塚本晋也『ヴィタール』2004年、日本 @梅田ガーデンシネマ

今日が初日ということで舞台挨拶もあった。これ以上言うと嘘吐きになってしまうので、次こそは『空とぶ鉄男』やります、とのこと。昨日も別の新作短編(韓国資本とのこと)の撮影で腰を痛めているとのこと。こちらはまたしても自ら主演。
さて、本作でなによりも目を引くのは、解剖とそれを克明に捉え、命と身体への畏敬の念があふれ出ている素晴らしい映像、ではなくて、それらをヴィヴィッドに捉える色鮮やかなフィルムである。双生児やヒルコは番外としておいておくとして、塚本晋也の作品としてここまで鮮やかなカラー映画を撮ったのは初めてである。
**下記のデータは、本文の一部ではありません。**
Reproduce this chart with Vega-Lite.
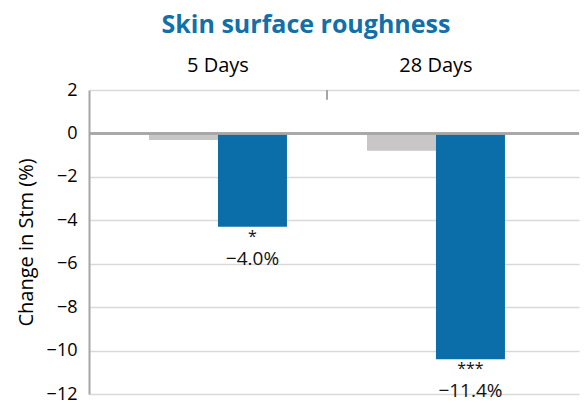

ここまで色彩をはっきりと、今までの陰影以上に押し出すのはその奥へ奥へと玉葱の皮を1枚1枚剥がすように内部へと突き進まれる身体と、同時進行で浮かび上がる等価値な幻想、過去のヴィジョンたち、それぞれが鮮やかなカラーを要請しているのである。
決して身体や死体へのフェティシズムではない、愛する肉体、愛するものの肉体への傾倒、これはセックスであり、対話であり、つまりコミニュケーションである。
「私」やその身体は誰のものかという倫理学的な見方からすると、塚本は一貫して自ら制御しきれず暴走し出す身体性というテーマが全作品に一貫して流れている。その流れで見るとこの映画の主人公はまさに自然科学的には死んでしまった涼子である。彼女は死してもなお、自らの身体から解き放たれる、まばゆき記号を当然制御することは出来ない。この作品で最も暴力的かつエロティックなのは彼女であり、彼が見た幻想、現実は彼女の脅威的なパワーによってもたらされる、一種の暴力、愛しき暴力、エロティックな暴力である。